En la tradición nacional, tras el esfuerzo fallido de una negociación en el ámbito político, puede apostarse a ver a los actores casi siempre en el punto de partida. Por eso, en momentos cruciales, nos ha resultado difícil salvar de obstáculos los caminos. Nos cuesta ceder en aras de un buen acuerdo.

La vía del desarrollo y la prosperidad no es otra que aquella en que todas las fuerzas organizadas ponen de lado sus diferencias, por serias que sean o parezcan, en beneficio de una meta común. Muchos ejemplos así lo indican. Irlanda, en medio de una de las más cruentas, desgarradoras guerras civiles, lo hizo y pudo zafarse del estancamiento, superando lastimosos niveles de miseria, que permitieron convertirla en una nación próspera dentro de los parámetros de la Unión Europea. A despecho de sus enormes e históricas rencillas regionales, y vestigios aún latentes de una conflagración intestina que dejó más de un millón de muertos, España encontró en la consigna de “unión en la diversidad” una vía segura al desarrollo, al mejoramiento de las condiciones de vida de sus ciudadanos y un lugar de prestigio en el viejo continente.

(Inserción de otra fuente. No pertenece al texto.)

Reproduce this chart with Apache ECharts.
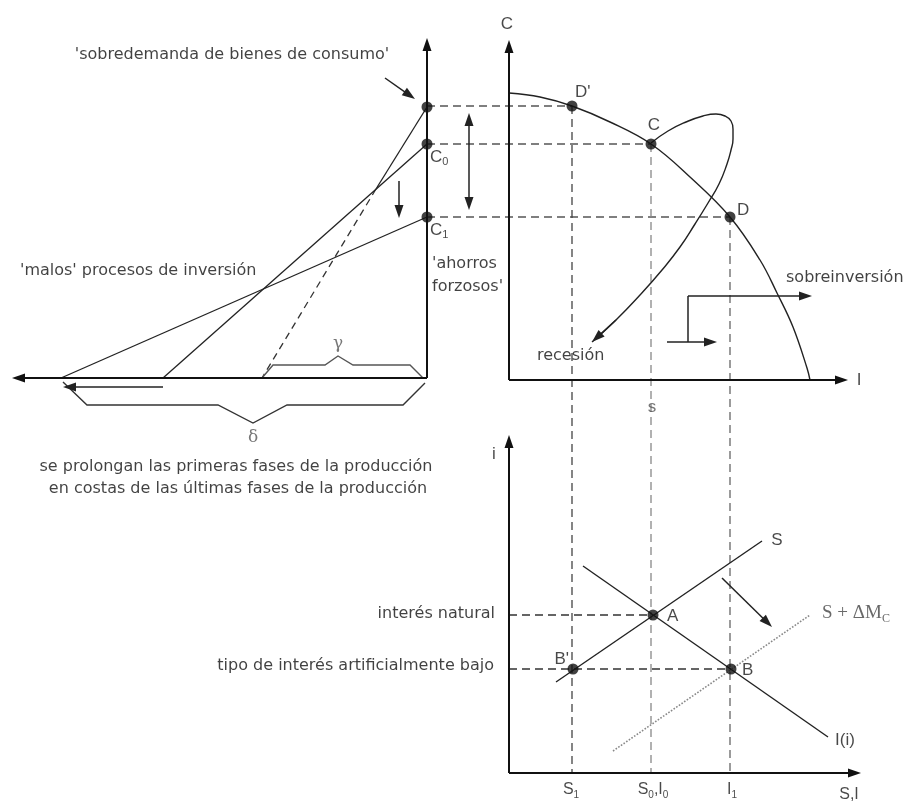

No estoy del todo seguro de que en las condiciones actuales de rispidez en que se encuentran las relaciones en el ámbito político nacional, un esfuerzo en esa dirección pueda tener éxito. Pero un viejo dicho popular nos recuerda que “no hay peor diligencia que aquella que no se hace”. De manera que se daría un paso fundamental si los líderes nacionales se esforzaran en aunar voluntades en la búsqueda y logro de ese gran objetivo nacional, sin renunciar necesariamente a sus diferencias. Me atrevería apostar que una gran parte de nuestra población está consciente de que sólo cuando sepultemos nuestra inveterada vocación por la rencilla estéril y juntemos esfuerzos por una meta común, el país podrá abrirse las puertas del futuro.